> Set task
Make an exact copy of the data below, leaving out every picture.

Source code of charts
════

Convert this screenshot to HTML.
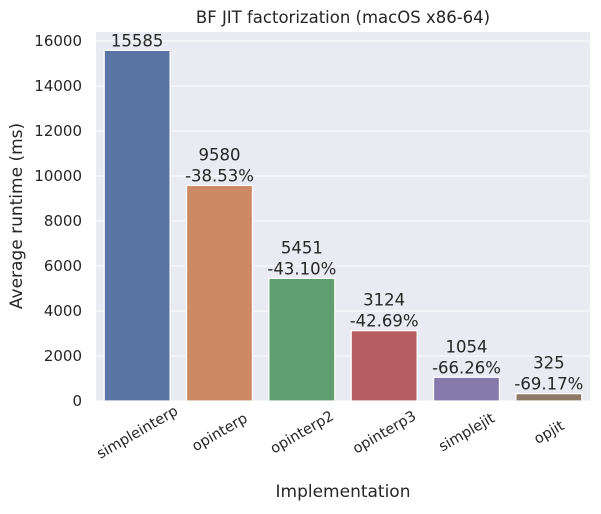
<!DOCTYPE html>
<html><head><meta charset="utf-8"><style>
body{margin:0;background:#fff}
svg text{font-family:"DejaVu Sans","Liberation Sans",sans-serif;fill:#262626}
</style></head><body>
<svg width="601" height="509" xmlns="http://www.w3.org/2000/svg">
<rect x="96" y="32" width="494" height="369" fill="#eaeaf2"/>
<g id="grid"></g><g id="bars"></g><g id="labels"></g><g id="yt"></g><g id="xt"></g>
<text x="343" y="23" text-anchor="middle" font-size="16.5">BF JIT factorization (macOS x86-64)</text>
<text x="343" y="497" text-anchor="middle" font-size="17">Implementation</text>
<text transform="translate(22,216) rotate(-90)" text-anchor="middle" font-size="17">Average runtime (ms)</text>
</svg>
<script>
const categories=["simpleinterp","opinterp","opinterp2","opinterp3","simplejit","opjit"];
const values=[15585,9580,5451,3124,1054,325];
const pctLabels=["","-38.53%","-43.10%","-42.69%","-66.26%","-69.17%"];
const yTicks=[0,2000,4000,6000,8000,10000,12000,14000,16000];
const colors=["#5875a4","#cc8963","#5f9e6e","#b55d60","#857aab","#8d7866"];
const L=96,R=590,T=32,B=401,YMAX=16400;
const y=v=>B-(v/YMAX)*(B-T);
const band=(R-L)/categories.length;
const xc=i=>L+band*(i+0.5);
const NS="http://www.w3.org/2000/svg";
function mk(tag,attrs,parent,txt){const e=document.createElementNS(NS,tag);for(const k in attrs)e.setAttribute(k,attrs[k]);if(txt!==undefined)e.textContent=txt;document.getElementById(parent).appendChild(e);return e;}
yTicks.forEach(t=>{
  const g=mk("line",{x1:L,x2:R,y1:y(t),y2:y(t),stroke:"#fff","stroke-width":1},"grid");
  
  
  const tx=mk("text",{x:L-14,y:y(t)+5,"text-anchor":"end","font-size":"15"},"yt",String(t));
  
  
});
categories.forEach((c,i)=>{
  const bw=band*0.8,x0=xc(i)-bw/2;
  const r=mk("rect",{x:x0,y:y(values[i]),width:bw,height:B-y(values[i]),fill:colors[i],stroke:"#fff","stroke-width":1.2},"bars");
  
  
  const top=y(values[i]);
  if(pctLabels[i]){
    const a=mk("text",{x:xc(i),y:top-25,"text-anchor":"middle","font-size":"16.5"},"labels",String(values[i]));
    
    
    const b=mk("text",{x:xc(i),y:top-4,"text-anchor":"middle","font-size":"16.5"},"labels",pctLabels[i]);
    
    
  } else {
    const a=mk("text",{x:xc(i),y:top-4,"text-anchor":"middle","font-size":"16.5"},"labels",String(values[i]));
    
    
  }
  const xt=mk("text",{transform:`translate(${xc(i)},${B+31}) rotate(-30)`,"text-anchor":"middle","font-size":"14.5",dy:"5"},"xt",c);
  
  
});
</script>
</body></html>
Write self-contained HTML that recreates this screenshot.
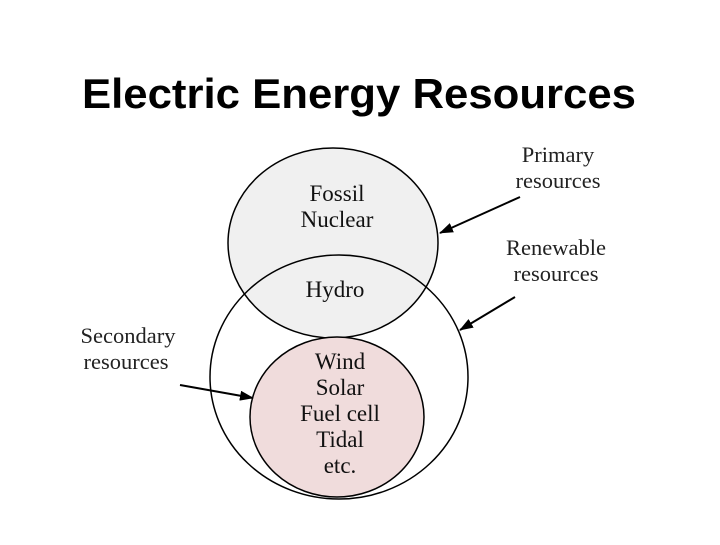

════

> Solution to this exercise
Convert this screenshot to HTML.
<!DOCTYPE html>
<html><head><meta charset="utf-8"><style>
body{margin:0;background:#fff}
svg text{font-family:"DejaVu Sans","Liberation Sans",sans-serif;fill:#262626}
</style></head><body>
<svg width="601" height="509" xmlns="http://www.w3.org/2000/svg">
<rect x="96" y="32" width="494" height="369" fill="#eaeaf2"/>
<g id="grid"></g><g id="bars"></g><g id="labels"></g><g id="yt"></g><g id="xt"></g>
<text x="343" y="23" text-anchor="middle" font-size="16.5">BF JIT factorization (macOS x86-64)</text>
<text x="343" y="497" text-anchor="middle" font-size="17">Implementation</text>
<text transform="translate(22,216) rotate(-90)" text-anchor="middle" font-size="17">Average runtime (ms)</text>
</svg>
<script>
const categories=["simpleinterp","opinterp","opinterp2","opinterp3","simplejit","opjit"];
const values=[15585,9580,5451,3124,1054,325];
const pctLabels=["","-38.53%","-43.10%","-42.69%","-66.26%","-69.17%"];
const yTicks=[0,2000,4000,6000,8000,10000,12000,14000,16000];
const colors=["#5875a4","#cc8963","#5f9e6e","#b55d60","#857aab","#8d7866"];
const L=96,R=590,T=32,B=401,YMAX=16400;
const y=v=>B-(v/YMAX)*(B-T);
const band=(R-L)/categories.length;
const xc=i=>L+band*(i+0.5);
const NS="http://www.w3.org/2000/svg";
function mk(tag,attrs,parent,txt){const e=document.createElementNS(NS,tag);for(const k in attrs)e.setAttribute(k,attrs[k]);if(txt!==undefined)e.textContent=txt;document.getElementById(parent).appendChild(e);return e;}
yTicks.forEach(t=>{
  const g=mk("line",{x1:L,x2:R,y1:y(t),y2:y(t),stroke:"#fff","stroke-width":1},"grid");
  
  
  const tx=mk("text",{x:L-14,y:y(t)+5,"text-anchor":"end","font-size":"15"},"yt",String(t));
  
  
});
categories.forEach((c,i)=>{
  const bw=band*0.8,x0=xc(i)-bw/2;
  const r=mk("rect",{x:x0,y:y(values[i]),width:bw,height:B-y(values[i]),fill:colors[i],stroke:"#fff","stroke-width":1.2},"bars");
  
  
  const top=y(values[i]);
  if(pctLabels[i]){
    const a=mk("text",{x:xc(i),y:top-25,"text-anchor":"middle","font-size":"16.5"},"labels",String(values[i]));
    
    
    const b=mk("text",{x:xc(i),y:top-4,"text-anchor":"middle","font-size":"16.5"},"labels",pctLabels[i]);
    
    
  } else {
    const a=mk("text",{x:xc(i),y:top-4,"text-anchor":"middle","font-size":"16.5"},"labels",String(values[i]));
    
    
  }
  const xt=mk("text",{transform:`translate(${xc(i)},${B+31}) rotate(-30)`,"text-anchor":"middle","font-size":"14.5",dy:"5"},"xt",c);
  
  
});
</script>
</body></html>
Write self-contained HTML that recreates this screenshot.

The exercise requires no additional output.